Several impressions remain from those visits. First, I remember how intimidating it was to go to a church where I did not know anyone. Second, I clearly remember how few people greeted me or took an interest in me. Of the eight churches I visited, exactly one person held a conversation with me. At church after church, I walked in alone, sat alone, worshipped alone and walked out alone without having one significant conversation.
But let me tell you about the exception. This dear woman, about 20 years my senior, sang in the choir. When the choir was dismissed, she came down, walked all the way to the rear of the church and sat a row behind me. When the service was over, she introduced herself and engaged me in conversation.

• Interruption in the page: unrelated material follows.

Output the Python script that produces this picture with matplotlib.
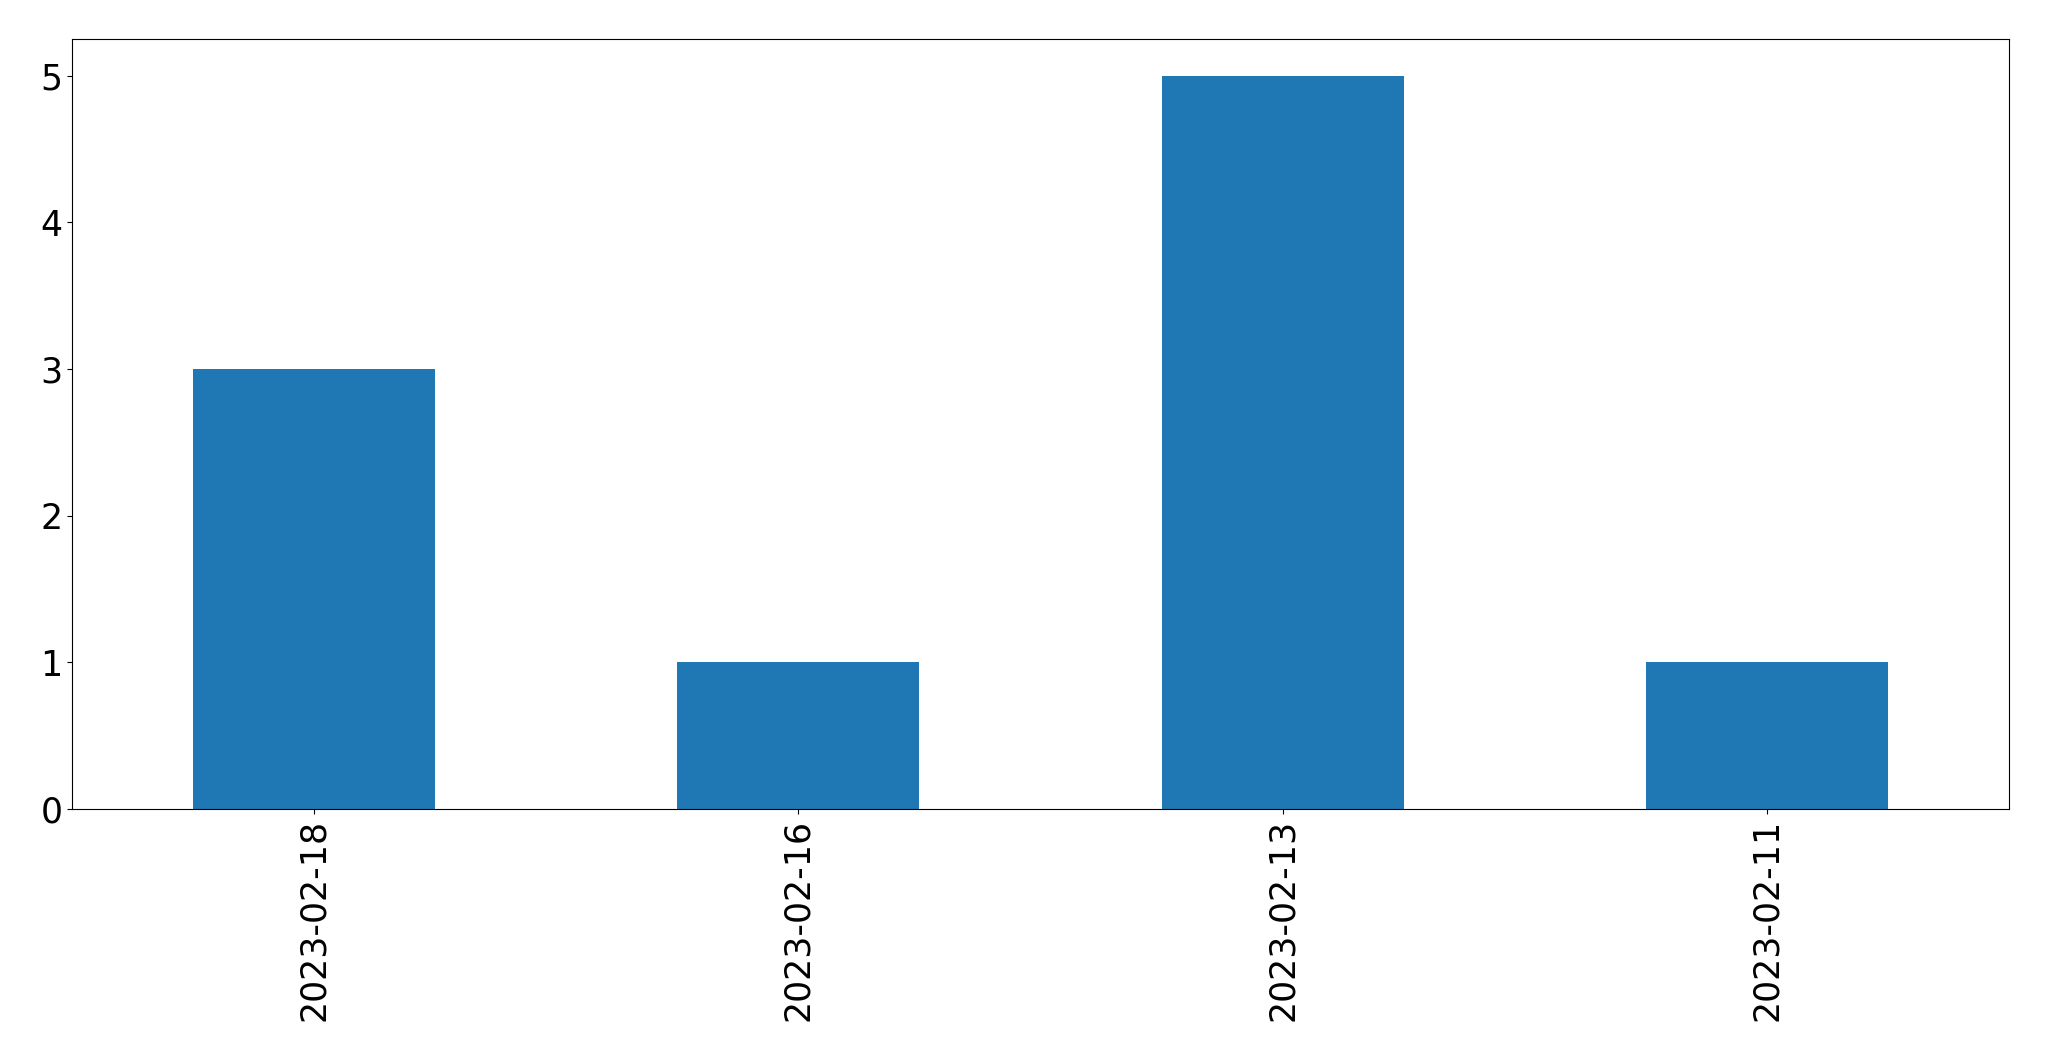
import matplotlib
matplotlib.use("Agg")
import matplotlib.pyplot as plt
import numpy as np

dates = ["2023-02-18", "2023-02-16", "2023-02-13", "2023-02-11"]
counts = [3, 1, 5, 1]

fig = plt.figure(figsize=(20.49, 10.61), dpi=100)
ax = fig.add_axes([72 / 2049, 1 - 809 / 1061, (2009 - 72) / 2049, (809 - 39) / 1061])

x = np.arange(len(dates))
ax.bar(x, counts, width=0.5, color="#1f77b4")
ax.set_xlim(-0.5, len(dates) - 0.5)
ax.set_ylim(0, max(counts) * 1.05)
ax.set_xticks(x)
ax.set_xticklabels(dates, rotation=90)
ax.tick_params(labelsize=25)

fig.savefig("out.png", dpi=100)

She asked significant and appropriate questions. I left that church feeling as if I had connected with someone. Looking back on that day, I believe this was a ministry she had appointed herself to. While singing in the choir, she must have been scanning for first-time visitors to welcome.

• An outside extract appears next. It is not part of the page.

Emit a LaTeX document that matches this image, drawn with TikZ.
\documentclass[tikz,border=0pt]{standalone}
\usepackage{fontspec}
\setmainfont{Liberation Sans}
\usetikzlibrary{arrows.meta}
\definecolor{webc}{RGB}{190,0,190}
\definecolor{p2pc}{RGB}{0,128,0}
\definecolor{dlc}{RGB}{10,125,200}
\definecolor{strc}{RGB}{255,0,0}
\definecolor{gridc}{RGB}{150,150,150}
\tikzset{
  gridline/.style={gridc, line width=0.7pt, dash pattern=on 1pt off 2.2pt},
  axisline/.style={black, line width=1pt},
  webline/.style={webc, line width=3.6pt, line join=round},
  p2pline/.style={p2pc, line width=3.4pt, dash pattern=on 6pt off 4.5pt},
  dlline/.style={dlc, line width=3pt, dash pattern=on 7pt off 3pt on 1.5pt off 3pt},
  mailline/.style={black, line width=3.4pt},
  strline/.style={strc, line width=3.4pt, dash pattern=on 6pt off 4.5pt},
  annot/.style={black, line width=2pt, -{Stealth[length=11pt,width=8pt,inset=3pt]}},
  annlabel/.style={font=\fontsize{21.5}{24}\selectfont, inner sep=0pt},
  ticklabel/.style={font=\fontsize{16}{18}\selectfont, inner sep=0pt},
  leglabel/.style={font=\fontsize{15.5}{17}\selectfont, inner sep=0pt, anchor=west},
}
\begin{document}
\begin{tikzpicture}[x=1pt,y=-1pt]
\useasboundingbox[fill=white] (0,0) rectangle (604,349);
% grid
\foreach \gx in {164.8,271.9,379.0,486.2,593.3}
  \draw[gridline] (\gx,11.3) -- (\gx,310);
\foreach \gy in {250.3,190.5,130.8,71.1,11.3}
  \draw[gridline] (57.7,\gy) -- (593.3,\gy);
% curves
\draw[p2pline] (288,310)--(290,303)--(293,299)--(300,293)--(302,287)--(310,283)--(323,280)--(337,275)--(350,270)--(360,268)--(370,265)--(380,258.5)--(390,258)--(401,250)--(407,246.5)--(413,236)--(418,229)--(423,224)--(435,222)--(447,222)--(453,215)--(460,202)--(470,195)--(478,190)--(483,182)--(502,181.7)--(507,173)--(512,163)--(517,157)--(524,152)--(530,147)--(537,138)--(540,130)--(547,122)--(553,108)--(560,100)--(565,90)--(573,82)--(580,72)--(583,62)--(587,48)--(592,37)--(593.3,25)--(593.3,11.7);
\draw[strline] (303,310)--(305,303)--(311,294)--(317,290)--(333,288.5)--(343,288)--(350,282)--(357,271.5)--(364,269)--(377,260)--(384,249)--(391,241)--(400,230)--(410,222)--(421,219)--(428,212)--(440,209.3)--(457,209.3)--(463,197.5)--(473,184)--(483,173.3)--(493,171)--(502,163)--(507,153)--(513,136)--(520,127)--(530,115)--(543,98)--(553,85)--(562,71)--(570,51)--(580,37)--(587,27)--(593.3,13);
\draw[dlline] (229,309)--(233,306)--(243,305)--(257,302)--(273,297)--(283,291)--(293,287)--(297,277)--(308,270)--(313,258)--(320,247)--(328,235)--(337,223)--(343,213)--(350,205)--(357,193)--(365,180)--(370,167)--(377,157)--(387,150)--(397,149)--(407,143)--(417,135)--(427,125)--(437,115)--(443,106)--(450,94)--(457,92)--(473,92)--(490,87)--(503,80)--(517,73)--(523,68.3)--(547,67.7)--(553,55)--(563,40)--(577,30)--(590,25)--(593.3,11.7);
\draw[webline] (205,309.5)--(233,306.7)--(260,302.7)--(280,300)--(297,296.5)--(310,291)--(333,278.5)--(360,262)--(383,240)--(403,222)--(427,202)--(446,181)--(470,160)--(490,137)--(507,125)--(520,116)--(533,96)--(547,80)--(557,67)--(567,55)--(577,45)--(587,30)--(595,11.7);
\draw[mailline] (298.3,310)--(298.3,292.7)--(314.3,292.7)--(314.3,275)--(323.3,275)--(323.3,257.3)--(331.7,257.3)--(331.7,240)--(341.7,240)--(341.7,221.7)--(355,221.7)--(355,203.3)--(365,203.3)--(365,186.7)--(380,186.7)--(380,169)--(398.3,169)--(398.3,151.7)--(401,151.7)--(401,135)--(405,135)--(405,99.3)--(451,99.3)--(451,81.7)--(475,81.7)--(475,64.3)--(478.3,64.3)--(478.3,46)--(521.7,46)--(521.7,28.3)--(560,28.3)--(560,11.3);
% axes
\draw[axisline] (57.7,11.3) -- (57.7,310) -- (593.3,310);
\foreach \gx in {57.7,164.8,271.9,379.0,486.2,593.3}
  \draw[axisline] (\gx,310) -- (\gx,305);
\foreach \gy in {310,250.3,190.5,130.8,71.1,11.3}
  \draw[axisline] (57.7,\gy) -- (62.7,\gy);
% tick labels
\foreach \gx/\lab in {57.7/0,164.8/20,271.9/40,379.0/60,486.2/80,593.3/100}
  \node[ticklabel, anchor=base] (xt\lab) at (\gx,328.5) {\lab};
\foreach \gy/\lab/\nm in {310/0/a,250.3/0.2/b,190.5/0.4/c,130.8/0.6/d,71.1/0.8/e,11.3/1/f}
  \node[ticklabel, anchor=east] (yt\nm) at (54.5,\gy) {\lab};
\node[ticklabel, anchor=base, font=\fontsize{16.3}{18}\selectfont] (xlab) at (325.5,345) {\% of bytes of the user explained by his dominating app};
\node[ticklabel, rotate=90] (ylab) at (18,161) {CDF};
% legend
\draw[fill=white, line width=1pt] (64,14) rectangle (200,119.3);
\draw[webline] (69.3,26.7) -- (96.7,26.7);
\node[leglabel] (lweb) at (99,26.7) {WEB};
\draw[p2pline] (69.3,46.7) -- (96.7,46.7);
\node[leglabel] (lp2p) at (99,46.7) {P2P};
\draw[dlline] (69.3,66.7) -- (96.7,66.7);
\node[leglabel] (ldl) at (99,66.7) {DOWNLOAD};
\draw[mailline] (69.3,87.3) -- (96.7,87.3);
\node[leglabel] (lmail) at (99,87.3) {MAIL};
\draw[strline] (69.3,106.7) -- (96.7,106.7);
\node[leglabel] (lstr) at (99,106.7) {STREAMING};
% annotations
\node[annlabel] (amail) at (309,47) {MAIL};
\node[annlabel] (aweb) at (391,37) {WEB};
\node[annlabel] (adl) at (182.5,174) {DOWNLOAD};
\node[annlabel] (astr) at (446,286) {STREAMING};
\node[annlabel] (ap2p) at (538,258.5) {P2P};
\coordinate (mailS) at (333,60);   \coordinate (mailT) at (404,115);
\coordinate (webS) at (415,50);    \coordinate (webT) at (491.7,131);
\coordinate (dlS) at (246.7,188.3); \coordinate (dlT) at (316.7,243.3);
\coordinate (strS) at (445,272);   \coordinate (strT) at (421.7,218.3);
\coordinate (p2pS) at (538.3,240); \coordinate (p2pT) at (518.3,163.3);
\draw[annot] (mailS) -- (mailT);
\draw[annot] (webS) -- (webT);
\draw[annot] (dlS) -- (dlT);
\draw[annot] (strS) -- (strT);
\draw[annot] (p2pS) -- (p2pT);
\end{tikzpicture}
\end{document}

Tongue-tied Christians often wonder about how to find open doors. But one obvious opportunity that the Lord gives to us is visitors to our own church. Most of these folks are filled with unease and fear. Have you ever walked into a party where you don’t know anyone? Scary. Have you ever been at a meeting where you couldn’t leave without making a scene? Intimidating. A church service presents both these challenges to first-time visitors.
Greet one another (1 Thess 5:26) is a command. This is one of the most basic ways we love each other. Scripture says Christians are to be hospitable (Rom 12:13). But the literal meaning of that word is a lover of strangers. To be hospitable really starts with welcoming strangers into our hearts and then into our homes. Jesus said, “I was a stranger and you invited me in.” (Matt 25:35)
God is bringing people to you. Who can you welcome to your fellowship? Make it the your job and the job of your family.
I could not agree more, Chap! Because we have spent many weeks in Florida over the years, we have experienced the acute discomfort of being ignored at church services. We finally found a church “vacation” home, and I do agree that we landed there because they greeted up so warmly.
Now, I make it a point for my girls to greet new visitors with teens, while we have coffee with their parents. We have been blessed with many amazing friendships which might have been missed had these great folks felt socially “dissed” after our service.
And, way back when, I clearly remember how we were greeted by the folks at LCF. Life-changing experience for the Thorntons.